Conformational Change and Evolution
Using different model systems—fruit flies and plants—work in Lindquist's lab suggests that protein misfolding helps drive the process of evolution. This work might provide scientists with mechanisms for harnessing natural genetic variation to produce better crops without transgenic manipulations.
This work focuses on Hsp90, a chaperone dedicated to folding a very special set of proteins—key regulators of growth and development. Lindquist's group has created an experimental stress response that reduces the level of Hsp90. If applied while flies are developing, some emerge with differently shaped wings, eyes, or legs. Not such a big surprise. But when flies with altered shapes are bred together for a few generations, something amazing happens—most of their progeny keep these traits—even in the absence of stress.
It turns out that those few flies that exhibit altered body plans under stress do so because they carry hidden genetic changes. The changes are too few to affect the organism on their own. Their potential is only revealed by stress. But a few rounds of selective breeding can enrich them in each generation, until nearly all the flies have enough to produce differently shaped wings or eyes under normal conditions. Similar findings with plants suggest that this mechanism is universal. It could even provide an explanation for rapid changes in the fossil record, a phenomenon that has puzzled us for generations. But Lindquist believes this is just the tip of the iceberg. “The process of protein folding interacts with our biology and our environment in so many ways—we've just begun to plumb it. How significant Hsp90 has been in driving evolution we can't yet begin to say, but I'm certain that protein folding mechanisms in general help set the pace.”
Interdisciplinary Approach and New Directions
Research in the Lindquist lab is driven by a unique blend of traditional cell biology, and genetics with state-of-the-art new technologies. She is a catalyst for novel collaborations involving scientists studying yeast, fruit flies, plants, and man. Her current work sparks the interest of physicists, chemists, and engineers, and she confesses to being thrilled by the challenges and insights they contribute.

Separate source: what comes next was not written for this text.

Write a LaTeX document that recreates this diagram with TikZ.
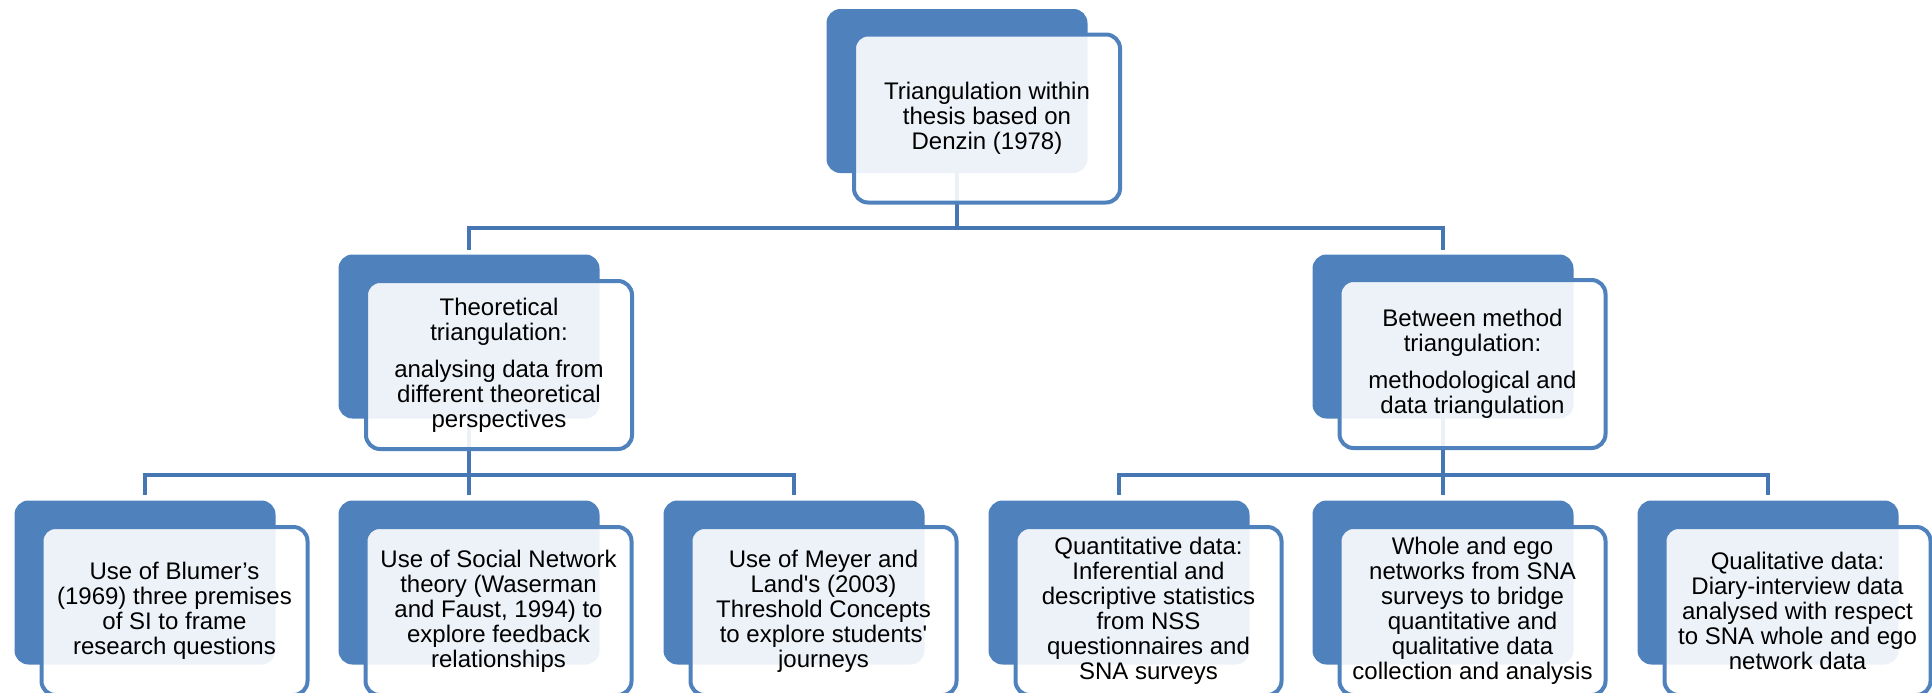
\documentclass[tikz,border=0pt]{standalone}
\usepackage{fontspec}
\setmainfont{Liberation Sans}[Ligatures=TeXOff]
\usetikzlibrary{backgrounds}
\definecolor{boxblue}{HTML}{4F81BD}
\definecolor{linkblue}{HTML}{4676B4}
\begin{document}
\begin{tikzpicture}[x=0.5pt,y=-0.5pt,
  backbox/.style={fill=boxblue, rounded corners=7pt, minimum width=130.5pt,
    minimum height=82pt, inner sep=0pt, outer sep=0pt},
  frontbox/.style={draw=boxblue, line width=2pt, fill=white, fill opacity=0.9,
    text opacity=1, rounded corners=7pt, minimum width=133pt, minimum height=84pt,
    inner sep=2pt, align=center, font=\fontsize{12}{12.5}\selectfont},
  link/.style={draw=linkblue, line width=2pt},
]
\useasboundingbox (0,0) rectangle (1932,692);

% root
\node[backbox] (dTop) at (957,91) {};
\node[frontbox] (wTop) at (987,118.5) {Triangulation within\\thesis based on\\Denzin (1978)};

% second level
\node[backbox] (dTheo) at (469,336.5) {};
\node[frontbox] (wTheo) at (499,365) {Theoretical\\triangulation:\\[6pt]analysing data from\\different theoretical\\perspectives};

\node[backbox] (dBetw) at (1443,336.5) {};
\node[frontbox] (wBetw) at (1472.5,364) {Between method\\triangulation:\\[6pt]methodological and\\data triangulation};

% third level
\node[backbox] (dA) at (145,582.5) {};
\node[frontbox] (wA) at (174.5,611) {Use of Blumer’s\\(1969) three premises\\of SI to frame\\research questions};

\node[backbox] (dB) at (469,582.5) {};
\node[frontbox] (wB) at (498.5,611) {Use of Social Network\\theory (Waserman\\and Faust, 1994) to\\explore feedback\\relationships};

\node[backbox] (dC) at (794,582.5) {};
\node[frontbox] (wC) at (823.5,611) {Use of Meyer and\\Land's (2003)\\Threshold Concepts\\to explore students'\\journeys};

\node[backbox] (dD) at (1119,582.5) {};
\node[frontbox] (wD) at (1148.5,611) {Quantitative data:\\Inferential and\\descriptive statistics\\from NSS\\questionnaires and\\SNA surveys};

\node[backbox] (dE) at (1443,582.5) {};
\node[frontbox] (wE) at (1472.5,611) {Whole and ego\\networks from SNA\\surveys to bridge\\quantitative and\\qualitative data\\collection and analysis};

\node[backbox] (dF) at (1768,582.5) {};
\node[frontbox] (wF) at (1797.5,611) {Qualitative data:\\Diary-interview data\\analysed with respect\\to SNA whole and ego\\network data};

% connectors, kept behind the boxes
\begin{scope}[on background layer]
  \coordinate (j1) at (957,228);
  \draw[link] (dTop.center) -- (j1);
  \draw[link, shorten >=2.5pt] (j1) -| (dTheo.north);
  \draw[link, shorten >=2.5pt] (j1) -| (dBetw.north);

  \coordinate (j2) at (469,475);
  \draw[link] (dTheo.center) -- (j2);
  \draw[link, shorten >=3pt] (j2) -| (dA.north);
  \draw[link, shorten >=3pt] (j2) -| (dB.north);
  \draw[link, shorten >=3pt] (j2) -| (dC.north);

  \coordinate (j3) at (1443,475);
  \draw[link] (dBetw.center) -- (j3);
  \draw[link, shorten >=3pt] (j3) -| (dD.north);
  \draw[link, shorten >=3pt] (j3) -| (dE.north);
  \draw[link, shorten >=3pt] (j3) -| (dF.north);
\end{scope}
\end{tikzpicture}
\end{document}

Producing organic fibers that can self-organize into structures smaller than current manufacturing methods allow provides a new venture that builds on her expertise in protein folding. Over the years, yeast biologists have provided a dazzling array of techniques to change the sequence and composition of the protein fibers to alter structure and function. Taking advantage of nature's own methods to build organic nanomaterials promises to add new territory to the interdisciplinary world of biomaterials and nanotechnology. As her research has so abundantly demonstrated, an interdisciplinary scope and a prioneering spirit can produce illuminating and beneficial results.